[Stated task]
Return the material word for word. Do not include the pictures.

[Given information]
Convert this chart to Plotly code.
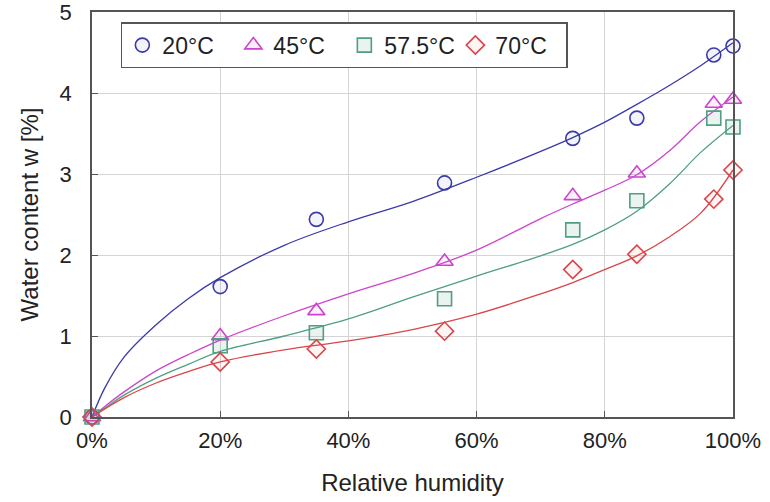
import plotly.graph_objects as go

# Measured data (relative humidity in %, water content in %)
rh_points = [0, 20, 35, 55, 75, 85, 97, 100]
w_20 = [0, 1.61, 2.44, 2.89, 3.44, 3.69, 4.47, 4.58]
w_45 = [0, 1.00, 1.31, 1.92, 2.73, 3.01, 3.87, 3.92]
w_575 = [0, 0.88, 1.04, 1.46, 2.31, 2.67, 3.69, 3.58]
w_70 = [0, 0.68, 0.84, 1.06, 1.82, 2.01, 2.69, 3.05]

# Fitted curves
rh_curve = [0, 2, 5, 10, 15, 20, 30, 40, 50, 60, 70, 75, 80, 85, 90, 95, 100]
c_20 = [0, 0.36, 0.74, 1.14, 1.46, 1.72, 2.12, 2.41, 2.66, 2.96, 3.28, 3.45, 3.64, 3.86, 4.09, 4.34, 4.62]
c_45 = [0, 0.13, 0.31, 0.57, 0.77, 0.95, 1.25, 1.52, 1.77, 2.06, 2.45, 2.63, 2.80, 2.99, 3.28, 3.65, 3.95]
c_575 = [0, 0.11, 0.27, 0.48, 0.65, 0.81, 1.00, 1.21, 1.48, 1.74, 1.99, 2.13, 2.31, 2.54, 2.87, 3.27, 3.60]
c_70 = [0, 0.10, 0.24, 0.42, 0.56, 0.68, 0.83, 0.94, 1.08, 1.27, 1.52, 1.66, 1.82, 1.99, 2.22, 2.52, 3.05]

labels = ["20°C", "45°C", "57.5°C", "70°C"]
colors = ["#3a3aaa", "#cc44cc", "#4f9f80", "#d9464a"]
fills = ["rgba(58,58,170,0.06)", "rgba(204,68,204,0.08)", "rgba(79,159,128,0.12)", "rgba(217,70,74,0.06)"]
symbols = ["circle", "triangle-up", "square", "diamond"]
sizes = [14, 15, 14, 14]

y_ticks = [0, 1, 2, 3, 4, 5]
x_ticks = [0, 20, 40, 60, 80, 100]
x_ticklabels = ["0%", "20%", "40%", "60%", "80%", "100%"]

FONT = "Liberation Sans, Arial, Helvetica, sans-serif"

fig = go.Figure()
for cw, col in zip([c_20, c_45, c_575, c_70], colors):
    fig.add_trace(go.Scatter(x=rh_curve, y=cw, mode="lines", line=dict(color=col, width=1.3, shape="spline", smoothing=1.0),
                             showlegend=False, hoverinfo="skip", cliponaxis=False))
for w, lab, col, fc, sym, sz in zip([w_20, w_45, w_575, w_70], labels, colors, fills, symbols, sizes):
    fig.add_trace(go.Scatter(x=rh_points, y=w, mode="markers", name=lab,
                             marker=dict(symbol=sym, size=sz, color=fc, line=dict(color=col, width=1.6)),
                             cliponaxis=False))

axis_common = dict(showline=True, linecolor="#555555", linewidth=1.6, mirror=True,
                   ticks="inside", ticklen=6, tickcolor="#555555", tickwidth=1,
                   showgrid=True, gridcolor="#d4d4d4", gridwidth=1, zeroline=False,
                   automargin=False, ticklabeloverflow="allow",
                   tickfont=dict(family=FONT, size=22, color="#222222"))

fig.update_xaxes(range=[0, 100], tickvals=x_ticks, ticktext=x_ticklabels,
                 title=dict(text="Relative humidity", font=dict(family=FONT, size=24, color="#222222"), standoff=22),
                 ticklabelstandoff=3, **axis_common)
fig.update_yaxes(range=[0, 5], tickvals=y_ticks,
                 title=dict(text="Water content w [%]", font=dict(family=FONT, size=24, color="#222222"), standoff=14),
                 ticklabelstandoff=14, **axis_common)

fig.update_layout(
    width=770, height=502,
    margin=dict(l=92, r=37, t=12, b=85),
    paper_bgcolor="white", plot_bgcolor="white",
    font=dict(family=FONT, size=22, color="#222222"),
    legend=dict(orientation="h", x=0.045, y=0.975, xanchor="left", yanchor="top",
                bgcolor="white", bordercolor="#555555", borderwidth=1.5,
                entrywidth=66, entrywidthmode="pixels",
                font=dict(family=FONT, size=23, color="#222222")),
    showlegend=True,
)

fig.write_html("out.html", config={"displayModeBar": False},
               post_script="document.body.style.margin='0px';")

[Solution]
Convert this chart to Plotly code.
import plotly.graph_objects as go

# Measured data (relative humidity in %, water content in %)
rh_points = [0, 20, 35, 55, 75, 85, 97, 100]
w_20 = [0, 1.61, 2.44, 2.89, 3.44, 3.69, 4.47, 4.58]
w_45 = [0, 1.00, 1.31, 1.92, 2.73, 3.01, 3.87, 3.92]
w_575 = [0, 0.88, 1.04, 1.46, 2.31, 2.67, 3.69, 3.58]
w_70 = [0, 0.68, 0.84, 1.06, 1.82, 2.01, 2.69, 3.05]

# Fitted curves
rh_curve = [0, 2, 5, 10, 15, 20, 30, 40, 50, 60, 70, 75, 80, 85, 90, 95, 100]
c_20 = [0, 0.36, 0.74, 1.14, 1.46, 1.72, 2.12, 2.41, 2.66, 2.96, 3.28, 3.45, 3.64, 3.86, 4.09, 4.34, 4.62]
c_45 = [0, 0.13, 0.31, 0.57, 0.77, 0.95, 1.25, 1.52, 1.77, 2.06, 2.45, 2.63, 2.80, 2.99, 3.28, 3.65, 3.95]
c_575 = [0, 0.11, 0.27, 0.48, 0.65, 0.81, 1.00, 1.21, 1.48, 1.74, 1.99, 2.13, 2.31, 2.54, 2.87, 3.27, 3.60]
c_70 = [0, 0.10, 0.24, 0.42, 0.56, 0.68, 0.83, 0.94, 1.08, 1.27, 1.52, 1.66, 1.82, 1.99, 2.22, 2.52, 3.05]

labels = ["20°C", "45°C", "57.5°C", "70°C"]
colors = ["#3a3aaa", "#cc44cc", "#4f9f80", "#d9464a"]
fills = ["rgba(58,58,170,0.06)", "rgba(204,68,204,0.08)", "rgba(79,159,128,0.12)", "rgba(217,70,74,0.06)"]
symbols = ["circle", "triangle-up", "square", "diamond"]
sizes = [14, 15, 14, 14]

y_ticks = [0, 1, 2, 3, 4, 5]
x_ticks = [0, 20, 40, 60, 80, 100]
x_ticklabels = ["0%", "20%", "40%", "60%", "80%", "100%"]

FONT = "Liberation Sans, Arial, Helvetica, sans-serif"

fig = go.Figure()
for cw, col in zip([c_20, c_45, c_575, c_70], colors):
    fig.add_trace(go.Scatter(x=rh_curve, y=cw, mode="lines", line=dict(color=col, width=1.3, shape="spline", smoothing=1.0),
                             showlegend=False, hoverinfo="skip", cliponaxis=False))
for w, lab, col, fc, sym, sz in zip([w_20, w_45, w_575, w_70], labels, colors, fills, symbols, sizes):
    fig.add_trace(go.Scatter(x=rh_points, y=w, mode="markers", name=lab,
                             marker=dict(symbol=sym, size=sz, color=fc, line=dict(color=col, width=1.6)),
                             cliponaxis=False))

axis_common = dict(showline=True, linecolor="#555555", linewidth=1.6, mirror=True,
                   ticks="inside", ticklen=6, tickcolor="#555555", tickwidth=1,
                   showgrid=True, gridcolor="#d4d4d4", gridwidth=1, zeroline=False,
                   automargin=False, ticklabeloverflow="allow",
                   tickfont=dict(family=FONT, size=22, color="#222222"))

fig.update_xaxes(range=[0, 100], tickvals=x_ticks, ticktext=x_ticklabels,
                 title=dict(text="Relative humidity", font=dict(family=FONT, size=24, color="#222222"), standoff=22),
                 ticklabelstandoff=3, **axis_common)
fig.update_yaxes(range=[0, 5], tickvals=y_ticks,
                 title=dict(text="Water content w [%]", font=dict(family=FONT, size=24, color="#222222"), standoff=14),
                 ticklabelstandoff=14, **axis_common)

fig.update_layout(
    width=770, height=502,
    margin=dict(l=92, r=37, t=12, b=85),
    paper_bgcolor="white", plot_bgcolor="white",
    font=dict(family=FONT, size=22, color="#222222"),
    legend=dict(orientation="h", x=0.045, y=0.975, xanchor="left", yanchor="top",
                bgcolor="white", bordercolor="#555555", borderwidth=1.5,
                entrywidth=66, entrywidthmode="pixels",
                font=dict(family=FONT, size=23, color="#222222")),
    showlegend=True,
)

fig.write_html("out.html", config={"displayModeBar": False},
               post_script="document.body.style.margin='0px';")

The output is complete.